Gréta María Grétarsdóttir

Personal information
- Born: 13 August 1980 (age 45)
- Nationality: Icelandic

Career information
- Playing career: 1993–2015
- Coaching career: 2003–2008

Career history

Playing
- 1993–1996: ÍR
- 1997–1999: ÍR
- 1999–2005: KR
- 2007–2010: Fjölnir
- 2012–2013: Fjölnir-b
- 2014–2015: Fjölnir

Coaching
- 2003–2005: KR
- 2007–2008: Fjölnir

Career highlights
- As player: 2× Icelandic champion (2001, 2002); 2× Icelandic Basketball Cup (2001, 2002); Icelandic Supercup (1999); Icelandic Company Cup (2000); 1. deild kvenna champion (2010); Úrvalsdeild Young Player of the Year (1994); 1. deild Domestic MVP (2010); 1. deild Domestic All-First team (2010); As coach: Úrvalsdeild Coach of the Year (2004);

Career coaching record
- Úrvalsdeild kvenna: 15–45 (.250)

= Gréta María Grétarsdóttir =

Icelandic businesswoman and basketball player/coach

Gréta María Grétarsdóttir (born 13 August 1980) is an Icelandic businesswoman and former basketball player and coach. During her basketball career, she had her most success with KR, winning two national championships and two Icelandic Cups. During her peak, she was a member of the Icelandic national basketball team.

==Early life==
Gréta grew up in Flateyri before moving with her family to Reykjavík.

==Basketball career==
Gréta started her senior team career with ÍR during the 1993–94 season. After the season she was named the Young Player of the Year. She later moved to KR where she won the national championship and the Icelandic Cup in 2001 and 2002. After being ruled out for 2003–2004 season after tearing her posterior cruciate ligament in the 2003 playoffs, she was hired as the head coach of the team. She was named the Úrvalsdeild Coach of the Year after leading KR to the Úrvalsdeild finals.

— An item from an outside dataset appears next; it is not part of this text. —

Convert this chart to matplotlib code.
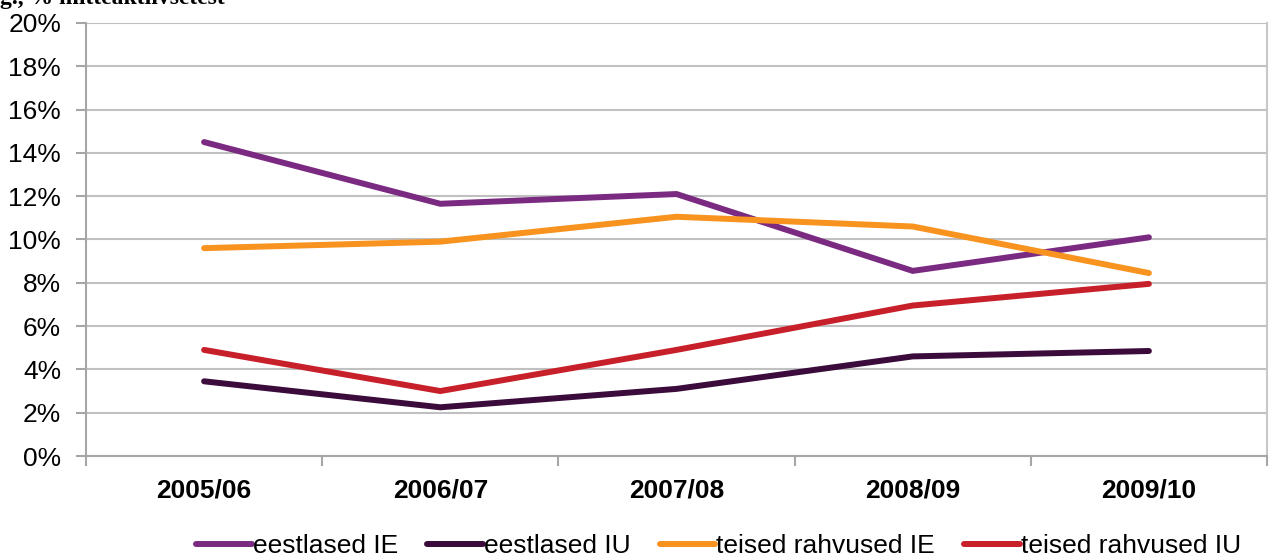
import matplotlib.pyplot as plt
import numpy as np

plt.rcParams['font.family'] = ['Liberation Sans', 'DejaVu Sans']

aastad = ['2005/06', '2006/07', '2007/08', '2008/09', '2009/10']
eestlased_IE = [14.5, 11.65, 12.1, 8.55, 10.1]
eestlased_IU = [3.45, 2.25, 3.1, 4.6, 4.85]
teised_IE = [9.6, 9.9, 11.05, 10.6, 8.45]
teised_IU = [4.9, 3.0, 4.9, 6.95, 7.95]

seeriad = [
    ('eestlased IE', eestlased_IE, '#7b2a82'),
    ('eestlased IU', eestlased_IU, '#3a0b3b'),
    ('teised rahvused IE', teised_IE, '#f7931e'),
    ('teised rahvused IU', teised_IU, '#c8202a'),
]

fig = plt.figure(figsize=(12.72, 5.59), dpi=100)
ax = fig.add_axes([86 / 1272, 1 - 456 / 559, (1267 - 86) / 1272, (456 - 23) / 559])

x = np.arange(len(aastad))
for nimi, y, c in seeriad:
    ax.plot(x, y, color=c, lw=4.3, label=nimi, solid_capstyle='round', solid_joinstyle='miter')

ax.set_xlim(-0.5, len(aastad) - 0.5)
ax.set_ylim(0, 20)
ax.set_yticks(np.arange(0, 21, 2))
ax.set_yticklabels([f'{v}%' for v in range(0, 21, 2)], fontsize=19)
ax.set_xticks(x)
ax.set_xticklabels(aastad, fontsize=19, fontweight='bold')
ax.set_xticks(np.arange(-0.5, len(aastad)), minor=True)
ax.tick_params(axis='x', which='major', length=0, pad=16)
ax.tick_params(axis='x', which='minor', length=7, width=1.5, color='#a6a6a6', direction='out')
ax.tick_params(axis='y', length=7, width=1.5, color='#a6a6a6', pad=11)

ax.grid(axis='y', color='#c0c0c0', lw=1.5)
ax.set_axisbelow(True)
for s in ['left', 'bottom']:
    ax.spines[s].set_color('#a6a6a6')
    ax.spines[s].set_linewidth(1.5)
ax.spines['top'].set_visible(False)
ax.spines['right'].set_color('#c8c8c8')
ax.spines['right'].set_linewidth(1.5)

# pealkiri on originaalis ülevalt ära lõigatud
fig.text(0.0, 1 - 4 / 559, 'g., % mitteaktiivsetest', fontsize=17, fontweight='bold',
         family='Liberation Serif', va='baseline')

fig.legend(loc='center', bbox_to_anchor=(0.565, 1 - 546 / 559), ncol=4, frameon=False,
           fontsize=19, handlelength=2.1, handletextpad=0.05, columnspacing=1.1)

fig.savefig('out.png', dpi=100)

In 2010, she was named the 1. deild Domestic MVP after leading Fjölnir to victory in the league and promotion to the Úrvalsdeild kvenna.

===National team career===
Gréta played for the Icelandic national basketball team from 1998 to 2000, appearing in 15 games.

==Business career==
In 2016, Gréta was hired as the chief financial officer of Festi, a major retail company in Iceland. In September 2018, she took over as the chief executive officer of Krónan, a discount supermarket chain and a subsidiary company of Festi. In December 2019, she received the Icelandic Business Award after Krónan had its largest operating year in the history of the company. In May 2020, Gréta resigned from the company, siding her unhappiness with the board of Festi applying for and receiving substantial financial relief from the Icelandic government, due to the coronavirus pandemic, despite the profits for the year being projected in billions of ISK.

In June 2020, Gréta was appointed by Kristján Þór Júlíusson, the Minister of Fisheries and Agriculture, as the chairman of the board of the Icelandic Food Fund.

In 2024, she became the CEO of Prís, a supermarket chain owned by the former owners of Bónus supermarket chain. In December 2025, she resigned from the company.